Stored data:
>>>
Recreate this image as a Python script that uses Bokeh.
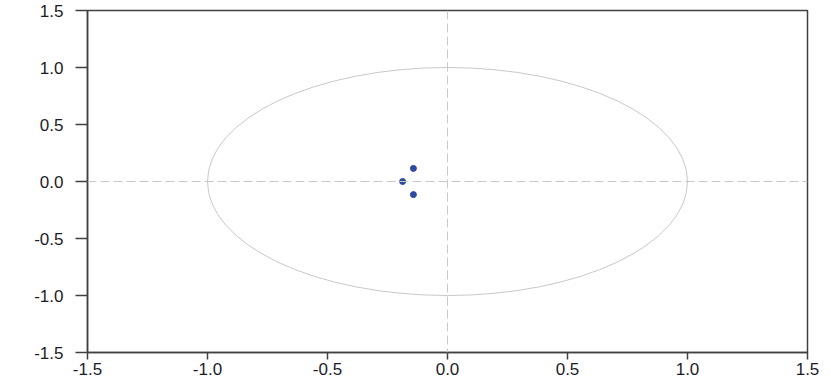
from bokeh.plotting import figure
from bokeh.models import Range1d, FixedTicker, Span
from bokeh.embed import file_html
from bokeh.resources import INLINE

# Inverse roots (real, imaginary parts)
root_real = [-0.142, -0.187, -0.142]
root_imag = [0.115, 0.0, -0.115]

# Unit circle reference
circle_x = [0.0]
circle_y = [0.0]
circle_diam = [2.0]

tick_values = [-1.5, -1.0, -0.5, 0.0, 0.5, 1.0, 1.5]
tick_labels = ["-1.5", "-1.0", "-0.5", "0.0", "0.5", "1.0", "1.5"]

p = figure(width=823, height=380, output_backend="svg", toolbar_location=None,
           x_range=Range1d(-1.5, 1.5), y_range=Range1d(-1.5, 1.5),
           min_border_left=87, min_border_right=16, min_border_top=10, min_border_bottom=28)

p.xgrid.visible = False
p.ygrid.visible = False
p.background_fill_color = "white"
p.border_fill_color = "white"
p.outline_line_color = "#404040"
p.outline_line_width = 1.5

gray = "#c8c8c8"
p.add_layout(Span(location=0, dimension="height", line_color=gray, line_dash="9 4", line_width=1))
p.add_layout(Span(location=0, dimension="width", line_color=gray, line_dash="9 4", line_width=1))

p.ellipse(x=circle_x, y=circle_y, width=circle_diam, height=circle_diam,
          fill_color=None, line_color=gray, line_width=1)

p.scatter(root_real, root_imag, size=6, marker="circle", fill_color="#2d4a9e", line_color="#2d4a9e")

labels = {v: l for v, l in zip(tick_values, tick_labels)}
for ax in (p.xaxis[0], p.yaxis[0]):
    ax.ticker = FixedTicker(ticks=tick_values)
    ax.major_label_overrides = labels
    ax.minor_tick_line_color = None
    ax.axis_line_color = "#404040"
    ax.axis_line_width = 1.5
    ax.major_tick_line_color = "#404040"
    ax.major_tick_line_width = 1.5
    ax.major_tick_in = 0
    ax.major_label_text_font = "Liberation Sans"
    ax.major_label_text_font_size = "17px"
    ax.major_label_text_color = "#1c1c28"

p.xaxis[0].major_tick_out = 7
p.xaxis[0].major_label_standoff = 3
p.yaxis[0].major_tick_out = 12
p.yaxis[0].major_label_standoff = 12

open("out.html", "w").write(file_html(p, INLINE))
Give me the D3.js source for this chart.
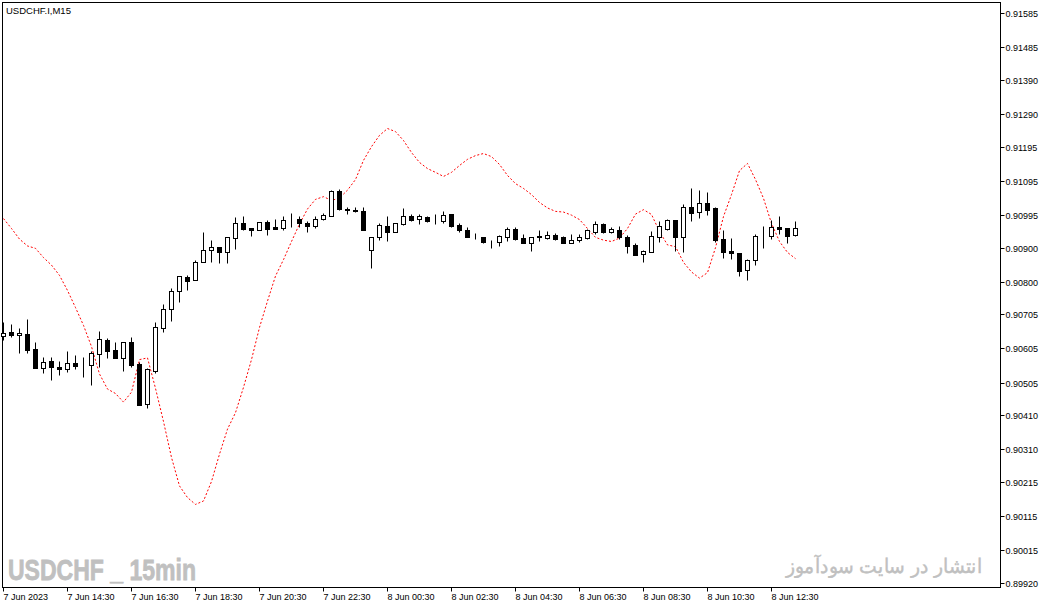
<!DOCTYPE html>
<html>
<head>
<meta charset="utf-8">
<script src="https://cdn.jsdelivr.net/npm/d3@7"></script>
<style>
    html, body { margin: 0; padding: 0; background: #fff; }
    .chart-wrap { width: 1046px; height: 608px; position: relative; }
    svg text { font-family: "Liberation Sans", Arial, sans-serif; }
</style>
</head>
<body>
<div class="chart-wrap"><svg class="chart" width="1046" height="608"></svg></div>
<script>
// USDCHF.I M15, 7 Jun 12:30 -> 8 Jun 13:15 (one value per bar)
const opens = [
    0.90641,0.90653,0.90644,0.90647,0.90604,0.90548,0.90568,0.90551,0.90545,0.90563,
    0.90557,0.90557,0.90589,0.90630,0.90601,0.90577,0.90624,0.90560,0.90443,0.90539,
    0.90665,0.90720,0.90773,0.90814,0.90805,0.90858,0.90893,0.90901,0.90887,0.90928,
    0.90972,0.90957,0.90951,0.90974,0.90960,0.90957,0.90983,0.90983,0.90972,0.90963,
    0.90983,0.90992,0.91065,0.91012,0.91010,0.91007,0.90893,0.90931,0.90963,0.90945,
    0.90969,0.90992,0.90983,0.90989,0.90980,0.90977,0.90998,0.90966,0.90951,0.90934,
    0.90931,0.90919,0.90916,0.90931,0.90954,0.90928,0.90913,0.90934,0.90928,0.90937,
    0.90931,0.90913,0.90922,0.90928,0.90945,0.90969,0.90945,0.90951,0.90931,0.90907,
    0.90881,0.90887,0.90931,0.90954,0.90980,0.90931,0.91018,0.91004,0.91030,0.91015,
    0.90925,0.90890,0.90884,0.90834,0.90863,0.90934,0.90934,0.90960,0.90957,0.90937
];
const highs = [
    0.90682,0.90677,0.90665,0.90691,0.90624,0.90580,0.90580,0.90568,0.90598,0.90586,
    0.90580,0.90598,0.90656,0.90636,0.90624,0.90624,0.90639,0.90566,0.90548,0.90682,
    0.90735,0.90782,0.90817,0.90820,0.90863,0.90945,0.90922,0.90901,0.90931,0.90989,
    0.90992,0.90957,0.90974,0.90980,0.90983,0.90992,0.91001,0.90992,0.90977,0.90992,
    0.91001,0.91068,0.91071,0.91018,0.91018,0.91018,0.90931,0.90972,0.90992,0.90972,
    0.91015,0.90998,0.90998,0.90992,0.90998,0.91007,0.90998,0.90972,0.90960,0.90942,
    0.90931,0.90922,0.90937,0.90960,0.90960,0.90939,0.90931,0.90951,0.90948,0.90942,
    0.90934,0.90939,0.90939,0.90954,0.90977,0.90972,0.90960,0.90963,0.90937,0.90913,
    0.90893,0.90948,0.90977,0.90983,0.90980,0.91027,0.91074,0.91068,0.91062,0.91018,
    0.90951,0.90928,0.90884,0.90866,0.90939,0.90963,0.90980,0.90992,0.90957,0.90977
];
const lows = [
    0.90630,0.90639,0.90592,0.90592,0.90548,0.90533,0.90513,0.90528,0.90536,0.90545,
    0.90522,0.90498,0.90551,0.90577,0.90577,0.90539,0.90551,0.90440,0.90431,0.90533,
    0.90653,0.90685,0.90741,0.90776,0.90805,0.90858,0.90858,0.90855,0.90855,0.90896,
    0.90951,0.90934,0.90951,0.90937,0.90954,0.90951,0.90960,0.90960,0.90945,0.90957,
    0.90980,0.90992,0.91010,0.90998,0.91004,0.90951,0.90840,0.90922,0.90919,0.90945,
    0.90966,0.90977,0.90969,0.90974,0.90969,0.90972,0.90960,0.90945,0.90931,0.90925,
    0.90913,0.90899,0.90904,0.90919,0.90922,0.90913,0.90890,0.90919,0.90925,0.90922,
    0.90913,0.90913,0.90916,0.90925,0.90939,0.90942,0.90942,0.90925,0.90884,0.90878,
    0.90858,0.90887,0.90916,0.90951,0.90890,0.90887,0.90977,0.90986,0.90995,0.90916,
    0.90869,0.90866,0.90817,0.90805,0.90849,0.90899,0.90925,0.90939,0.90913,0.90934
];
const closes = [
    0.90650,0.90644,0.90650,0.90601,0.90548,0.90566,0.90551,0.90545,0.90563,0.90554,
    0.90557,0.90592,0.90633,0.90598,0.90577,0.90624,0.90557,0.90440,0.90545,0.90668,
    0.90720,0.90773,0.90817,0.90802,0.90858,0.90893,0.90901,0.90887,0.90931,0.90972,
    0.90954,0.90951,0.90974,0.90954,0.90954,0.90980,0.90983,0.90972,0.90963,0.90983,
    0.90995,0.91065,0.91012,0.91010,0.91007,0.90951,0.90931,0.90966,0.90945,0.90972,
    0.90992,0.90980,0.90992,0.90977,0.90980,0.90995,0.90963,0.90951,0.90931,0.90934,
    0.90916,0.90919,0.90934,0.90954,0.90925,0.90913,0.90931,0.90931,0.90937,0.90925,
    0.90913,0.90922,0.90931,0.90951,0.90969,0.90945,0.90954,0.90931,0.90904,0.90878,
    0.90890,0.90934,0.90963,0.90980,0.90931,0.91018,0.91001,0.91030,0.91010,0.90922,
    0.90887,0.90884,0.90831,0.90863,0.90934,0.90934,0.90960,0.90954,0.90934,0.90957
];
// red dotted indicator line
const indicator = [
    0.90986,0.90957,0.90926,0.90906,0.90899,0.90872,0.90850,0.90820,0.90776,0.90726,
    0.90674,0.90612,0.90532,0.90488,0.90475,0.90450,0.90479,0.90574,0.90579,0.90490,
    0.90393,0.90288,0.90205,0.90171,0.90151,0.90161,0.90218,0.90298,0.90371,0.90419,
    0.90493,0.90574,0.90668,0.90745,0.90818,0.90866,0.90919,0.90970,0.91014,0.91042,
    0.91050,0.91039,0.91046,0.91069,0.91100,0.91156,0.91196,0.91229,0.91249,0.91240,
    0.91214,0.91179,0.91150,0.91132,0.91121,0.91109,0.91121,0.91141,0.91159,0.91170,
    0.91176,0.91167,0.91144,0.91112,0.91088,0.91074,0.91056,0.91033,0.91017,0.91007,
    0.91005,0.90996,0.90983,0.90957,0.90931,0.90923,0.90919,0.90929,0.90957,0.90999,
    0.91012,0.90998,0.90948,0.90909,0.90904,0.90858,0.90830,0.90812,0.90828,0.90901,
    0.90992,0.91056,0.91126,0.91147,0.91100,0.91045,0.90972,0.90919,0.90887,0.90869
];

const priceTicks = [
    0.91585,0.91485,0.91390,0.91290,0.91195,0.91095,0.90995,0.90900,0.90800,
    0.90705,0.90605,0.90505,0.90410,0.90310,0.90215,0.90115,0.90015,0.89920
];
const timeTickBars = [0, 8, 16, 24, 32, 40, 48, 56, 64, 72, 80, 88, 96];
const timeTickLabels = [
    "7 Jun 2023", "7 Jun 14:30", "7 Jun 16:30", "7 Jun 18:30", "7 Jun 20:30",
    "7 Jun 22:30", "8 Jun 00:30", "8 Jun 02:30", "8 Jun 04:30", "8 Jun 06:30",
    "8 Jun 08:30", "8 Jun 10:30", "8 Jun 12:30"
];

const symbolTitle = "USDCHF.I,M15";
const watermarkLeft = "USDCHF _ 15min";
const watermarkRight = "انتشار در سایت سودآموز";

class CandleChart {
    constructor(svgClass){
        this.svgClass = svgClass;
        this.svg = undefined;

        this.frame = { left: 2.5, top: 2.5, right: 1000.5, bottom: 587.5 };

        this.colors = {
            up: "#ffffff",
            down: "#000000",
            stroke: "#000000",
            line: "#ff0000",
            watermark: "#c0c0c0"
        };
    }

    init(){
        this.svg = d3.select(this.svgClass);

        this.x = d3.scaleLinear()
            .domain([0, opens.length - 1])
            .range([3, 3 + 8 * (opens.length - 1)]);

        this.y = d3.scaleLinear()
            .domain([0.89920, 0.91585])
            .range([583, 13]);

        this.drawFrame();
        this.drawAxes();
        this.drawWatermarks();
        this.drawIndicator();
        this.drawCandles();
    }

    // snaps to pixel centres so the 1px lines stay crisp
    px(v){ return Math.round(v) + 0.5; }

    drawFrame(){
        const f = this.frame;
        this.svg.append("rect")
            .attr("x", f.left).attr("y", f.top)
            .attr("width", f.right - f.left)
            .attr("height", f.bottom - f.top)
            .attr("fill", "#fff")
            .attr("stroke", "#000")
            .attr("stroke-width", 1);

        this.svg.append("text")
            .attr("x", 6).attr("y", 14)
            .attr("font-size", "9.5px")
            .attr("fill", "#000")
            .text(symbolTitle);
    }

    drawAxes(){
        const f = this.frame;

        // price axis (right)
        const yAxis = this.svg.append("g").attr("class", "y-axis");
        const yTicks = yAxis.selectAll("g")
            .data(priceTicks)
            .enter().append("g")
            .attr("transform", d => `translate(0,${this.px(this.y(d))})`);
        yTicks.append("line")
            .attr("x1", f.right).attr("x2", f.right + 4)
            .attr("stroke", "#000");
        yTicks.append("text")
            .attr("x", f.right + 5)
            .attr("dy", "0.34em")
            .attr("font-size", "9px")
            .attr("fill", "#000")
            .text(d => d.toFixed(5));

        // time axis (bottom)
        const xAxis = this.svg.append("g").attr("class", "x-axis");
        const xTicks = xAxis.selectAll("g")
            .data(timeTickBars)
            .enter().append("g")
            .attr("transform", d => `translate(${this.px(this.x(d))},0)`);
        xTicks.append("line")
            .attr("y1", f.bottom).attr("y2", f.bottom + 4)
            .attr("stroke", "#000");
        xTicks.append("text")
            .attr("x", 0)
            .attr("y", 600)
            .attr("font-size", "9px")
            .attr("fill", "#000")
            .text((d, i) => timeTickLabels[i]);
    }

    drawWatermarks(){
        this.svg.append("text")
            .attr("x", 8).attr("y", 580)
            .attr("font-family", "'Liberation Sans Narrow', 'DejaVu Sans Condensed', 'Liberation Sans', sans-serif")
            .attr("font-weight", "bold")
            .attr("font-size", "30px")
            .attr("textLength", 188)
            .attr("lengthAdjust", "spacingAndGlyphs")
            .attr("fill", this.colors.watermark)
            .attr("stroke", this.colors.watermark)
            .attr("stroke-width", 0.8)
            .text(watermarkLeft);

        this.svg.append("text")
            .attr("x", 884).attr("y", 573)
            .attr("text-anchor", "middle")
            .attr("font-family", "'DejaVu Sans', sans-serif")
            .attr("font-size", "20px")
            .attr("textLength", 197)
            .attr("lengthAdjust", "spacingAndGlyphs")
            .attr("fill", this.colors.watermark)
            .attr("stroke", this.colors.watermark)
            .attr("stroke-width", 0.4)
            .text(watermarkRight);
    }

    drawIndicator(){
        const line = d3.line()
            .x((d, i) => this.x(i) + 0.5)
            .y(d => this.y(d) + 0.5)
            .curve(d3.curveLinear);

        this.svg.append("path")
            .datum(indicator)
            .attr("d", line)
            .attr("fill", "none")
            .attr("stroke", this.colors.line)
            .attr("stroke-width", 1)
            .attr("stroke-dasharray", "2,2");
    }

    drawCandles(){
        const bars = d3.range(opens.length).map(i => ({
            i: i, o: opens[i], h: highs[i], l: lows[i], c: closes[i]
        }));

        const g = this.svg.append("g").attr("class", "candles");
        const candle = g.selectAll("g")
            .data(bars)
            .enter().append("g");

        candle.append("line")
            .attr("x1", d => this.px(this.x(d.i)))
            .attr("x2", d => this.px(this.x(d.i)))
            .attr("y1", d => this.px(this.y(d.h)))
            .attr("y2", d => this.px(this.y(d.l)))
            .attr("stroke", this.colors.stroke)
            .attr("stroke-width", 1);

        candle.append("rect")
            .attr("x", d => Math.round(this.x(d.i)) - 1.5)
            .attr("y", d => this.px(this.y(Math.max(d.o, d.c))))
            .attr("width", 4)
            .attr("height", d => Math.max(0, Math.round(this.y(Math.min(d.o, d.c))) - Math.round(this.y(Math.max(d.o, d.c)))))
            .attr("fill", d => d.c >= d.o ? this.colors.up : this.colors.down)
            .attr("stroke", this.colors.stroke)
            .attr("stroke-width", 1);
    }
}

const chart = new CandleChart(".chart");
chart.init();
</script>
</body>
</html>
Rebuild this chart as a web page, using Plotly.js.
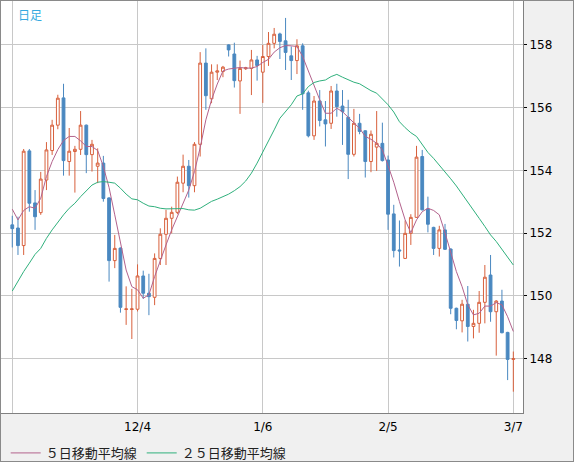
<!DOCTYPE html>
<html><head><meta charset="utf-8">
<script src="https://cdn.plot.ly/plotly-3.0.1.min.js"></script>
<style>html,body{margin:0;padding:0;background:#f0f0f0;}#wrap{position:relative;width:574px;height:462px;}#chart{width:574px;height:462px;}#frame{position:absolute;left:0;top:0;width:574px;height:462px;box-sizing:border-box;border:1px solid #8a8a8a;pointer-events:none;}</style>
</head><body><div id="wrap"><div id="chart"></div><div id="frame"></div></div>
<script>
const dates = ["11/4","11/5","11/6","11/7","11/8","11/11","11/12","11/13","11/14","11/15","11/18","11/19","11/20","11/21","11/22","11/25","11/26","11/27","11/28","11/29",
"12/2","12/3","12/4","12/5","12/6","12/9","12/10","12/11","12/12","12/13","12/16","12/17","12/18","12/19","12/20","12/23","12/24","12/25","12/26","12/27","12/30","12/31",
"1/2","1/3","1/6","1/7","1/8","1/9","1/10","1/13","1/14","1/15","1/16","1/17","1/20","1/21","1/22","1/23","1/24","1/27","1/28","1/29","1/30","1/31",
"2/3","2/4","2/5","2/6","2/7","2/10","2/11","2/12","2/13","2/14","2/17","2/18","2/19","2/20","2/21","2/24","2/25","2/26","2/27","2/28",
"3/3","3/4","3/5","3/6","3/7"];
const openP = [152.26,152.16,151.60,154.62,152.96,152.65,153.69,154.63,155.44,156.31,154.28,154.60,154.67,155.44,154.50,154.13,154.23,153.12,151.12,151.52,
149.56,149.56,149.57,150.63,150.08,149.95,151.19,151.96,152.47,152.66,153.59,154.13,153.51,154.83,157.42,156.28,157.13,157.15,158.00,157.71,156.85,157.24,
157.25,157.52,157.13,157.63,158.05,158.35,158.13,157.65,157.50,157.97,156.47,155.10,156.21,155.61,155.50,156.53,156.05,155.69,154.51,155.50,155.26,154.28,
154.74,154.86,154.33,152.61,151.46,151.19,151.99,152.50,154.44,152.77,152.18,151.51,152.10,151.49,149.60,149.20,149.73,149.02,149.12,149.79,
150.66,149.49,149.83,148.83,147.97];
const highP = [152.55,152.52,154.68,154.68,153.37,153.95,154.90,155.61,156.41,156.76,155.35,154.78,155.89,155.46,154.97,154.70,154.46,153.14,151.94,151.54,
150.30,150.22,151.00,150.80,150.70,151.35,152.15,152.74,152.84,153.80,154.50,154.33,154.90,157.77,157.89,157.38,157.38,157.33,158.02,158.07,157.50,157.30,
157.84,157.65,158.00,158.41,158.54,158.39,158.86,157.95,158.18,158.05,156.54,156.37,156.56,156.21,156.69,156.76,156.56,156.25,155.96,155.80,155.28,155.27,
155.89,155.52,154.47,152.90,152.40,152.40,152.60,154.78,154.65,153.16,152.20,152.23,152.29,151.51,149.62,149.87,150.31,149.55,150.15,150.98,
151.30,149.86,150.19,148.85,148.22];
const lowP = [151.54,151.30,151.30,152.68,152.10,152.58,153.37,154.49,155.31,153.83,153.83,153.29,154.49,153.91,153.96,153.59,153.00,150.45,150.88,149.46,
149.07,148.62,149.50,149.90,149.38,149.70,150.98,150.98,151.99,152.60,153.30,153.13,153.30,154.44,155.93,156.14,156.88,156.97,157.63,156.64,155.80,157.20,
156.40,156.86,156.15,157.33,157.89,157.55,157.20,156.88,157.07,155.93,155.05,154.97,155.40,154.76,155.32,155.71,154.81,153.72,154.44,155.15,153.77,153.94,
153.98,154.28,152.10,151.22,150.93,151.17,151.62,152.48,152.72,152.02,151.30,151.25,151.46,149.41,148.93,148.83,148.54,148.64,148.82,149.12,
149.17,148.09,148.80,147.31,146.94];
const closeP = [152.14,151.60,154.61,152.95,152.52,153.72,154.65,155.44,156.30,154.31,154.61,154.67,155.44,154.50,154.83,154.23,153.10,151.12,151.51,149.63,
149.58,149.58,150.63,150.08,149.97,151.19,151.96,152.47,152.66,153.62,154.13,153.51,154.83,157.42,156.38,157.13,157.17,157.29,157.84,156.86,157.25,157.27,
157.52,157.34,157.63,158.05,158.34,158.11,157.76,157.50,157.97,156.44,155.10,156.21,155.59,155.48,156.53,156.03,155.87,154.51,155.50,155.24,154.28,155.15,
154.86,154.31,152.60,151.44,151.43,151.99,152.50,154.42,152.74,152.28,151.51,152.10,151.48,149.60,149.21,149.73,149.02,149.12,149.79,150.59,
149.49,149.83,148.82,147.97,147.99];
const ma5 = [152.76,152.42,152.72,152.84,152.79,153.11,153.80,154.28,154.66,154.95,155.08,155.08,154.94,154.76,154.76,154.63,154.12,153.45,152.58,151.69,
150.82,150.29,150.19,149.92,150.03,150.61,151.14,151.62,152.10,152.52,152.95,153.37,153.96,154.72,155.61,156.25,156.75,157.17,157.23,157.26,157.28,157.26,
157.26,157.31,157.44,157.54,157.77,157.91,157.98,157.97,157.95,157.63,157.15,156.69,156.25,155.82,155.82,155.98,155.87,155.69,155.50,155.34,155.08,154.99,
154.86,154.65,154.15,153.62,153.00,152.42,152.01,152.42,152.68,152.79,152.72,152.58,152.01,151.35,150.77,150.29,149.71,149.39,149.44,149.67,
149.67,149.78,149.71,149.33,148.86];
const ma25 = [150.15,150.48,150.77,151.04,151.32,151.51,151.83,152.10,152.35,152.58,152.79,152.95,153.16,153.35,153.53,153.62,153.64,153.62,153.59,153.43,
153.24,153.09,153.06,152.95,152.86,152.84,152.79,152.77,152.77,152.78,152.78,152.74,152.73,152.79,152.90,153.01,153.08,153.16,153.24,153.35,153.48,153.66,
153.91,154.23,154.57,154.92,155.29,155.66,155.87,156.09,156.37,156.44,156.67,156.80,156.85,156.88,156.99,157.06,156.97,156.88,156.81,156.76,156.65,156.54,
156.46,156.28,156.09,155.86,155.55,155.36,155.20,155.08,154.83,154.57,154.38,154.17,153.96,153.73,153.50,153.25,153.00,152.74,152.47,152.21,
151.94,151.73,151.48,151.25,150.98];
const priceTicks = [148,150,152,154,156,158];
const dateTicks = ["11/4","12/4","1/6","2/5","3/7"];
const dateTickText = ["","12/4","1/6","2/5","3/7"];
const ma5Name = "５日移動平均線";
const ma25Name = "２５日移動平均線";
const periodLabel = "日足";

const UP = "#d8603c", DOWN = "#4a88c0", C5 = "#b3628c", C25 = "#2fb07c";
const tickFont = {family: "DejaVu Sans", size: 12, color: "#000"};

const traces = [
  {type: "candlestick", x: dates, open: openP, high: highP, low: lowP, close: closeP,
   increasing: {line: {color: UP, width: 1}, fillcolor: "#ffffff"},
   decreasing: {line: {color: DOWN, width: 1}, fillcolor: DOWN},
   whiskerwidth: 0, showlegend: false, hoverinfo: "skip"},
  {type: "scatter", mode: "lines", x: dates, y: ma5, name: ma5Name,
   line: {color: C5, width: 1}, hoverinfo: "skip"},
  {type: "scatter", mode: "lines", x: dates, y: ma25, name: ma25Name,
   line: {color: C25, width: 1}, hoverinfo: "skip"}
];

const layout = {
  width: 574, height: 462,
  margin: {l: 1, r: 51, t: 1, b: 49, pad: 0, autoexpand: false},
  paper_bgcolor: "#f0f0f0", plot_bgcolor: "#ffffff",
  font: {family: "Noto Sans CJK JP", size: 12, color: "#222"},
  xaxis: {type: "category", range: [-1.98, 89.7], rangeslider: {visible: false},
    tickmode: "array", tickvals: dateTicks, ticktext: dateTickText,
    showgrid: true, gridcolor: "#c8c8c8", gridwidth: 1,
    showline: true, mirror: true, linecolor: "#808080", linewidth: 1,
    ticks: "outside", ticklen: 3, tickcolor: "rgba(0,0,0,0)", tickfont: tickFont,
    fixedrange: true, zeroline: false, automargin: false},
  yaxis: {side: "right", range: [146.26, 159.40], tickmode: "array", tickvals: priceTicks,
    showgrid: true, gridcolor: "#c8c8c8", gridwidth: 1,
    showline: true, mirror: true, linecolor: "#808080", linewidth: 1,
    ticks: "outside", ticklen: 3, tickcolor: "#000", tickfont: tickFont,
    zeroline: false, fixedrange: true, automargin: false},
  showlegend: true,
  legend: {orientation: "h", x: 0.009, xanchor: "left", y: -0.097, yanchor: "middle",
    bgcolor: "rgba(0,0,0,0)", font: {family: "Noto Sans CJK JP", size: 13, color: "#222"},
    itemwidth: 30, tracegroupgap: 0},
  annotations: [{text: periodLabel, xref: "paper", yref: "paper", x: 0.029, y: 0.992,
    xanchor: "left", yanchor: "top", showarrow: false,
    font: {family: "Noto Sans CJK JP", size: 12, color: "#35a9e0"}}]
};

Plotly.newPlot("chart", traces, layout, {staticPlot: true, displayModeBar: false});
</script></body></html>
<<<
[DO THIS] With the pictures left out, restate word for word every line of the data above, from the first down to the line that contains "root_imag = [0.115, 0.0, -0.115]".

[TASK OUTPUT]
Recreate this image as a Python script that uses Bokeh.
from bokeh.plotting import figure
from bokeh.models import Range1d, FixedTicker, Span
from bokeh.embed import file_html
from bokeh.resources import INLINE

# Inverse roots (real, imaginary parts)
root_real = [-0.142, -0.187, -0.142]
root_imag = [0.115, 0.0, -0.115]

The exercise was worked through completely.